Vers 13 heures, le préfet de la Kozah, le colonel BAKALI vient intervenir. La population répète son attente : la libération de Djindjawid. Il repart sur un échec.

Les manifestants continuent de brûler tout ce qui leur tombe sous la main : chaises, moto (une moto), fauteuils, lits, couverts. Certains mettent feu à l’une des voitures abîmée. D’autre éteignent l’incendie avec du sable. Certains tentent de piller. D’autres les en empêchent. Mais il y en a qui s’enfuient emportant quelques effets : calendriers. On signale des ordinateurs emportés.

Les policiers, les gendarmes et les bérets rouges, présents durant tout ce temps, ne réagissent pas. Ils discutent même parfois avec des manifestants.

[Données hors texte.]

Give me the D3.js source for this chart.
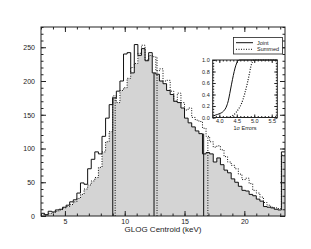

On apprend que le ministre de la sécurité est arrivé à l’aéroport. Un groupe des manifestants s’y rend.

On raconte qu’il y a eu une chaude altercation entre le ministre YARK et le juge BATCHOUANG.

Finalement, autour de 17h30, monsieur TADOUNA Apeta Epiphane dit Djindjawid, arrive au commissariat monté dans une camionnette et d’un signe des deux mains, fait comprendre à tous ceux qui ont depuis le matin exigé sa libération, que tout est fini. Il est accueilli en triomphateur puis porté jusqu’à son domicile par une foule heureuse, enfin.

Certains manifestants éteignent eux-même les feux puis nettoient la route. Les camions, plus de 700, peuvent à présent partir.

Mais que de gâchis ! Que de pertes ! Il se trouve que des policiers de Kara sont arrivés la veille en renfort. Ce qui signifie qu’ils s’attendaient à une manifestation : mais pourquoi en être arrivé là ? On aurait pu éviter toute cette casse, toute cette débauche d’énergie.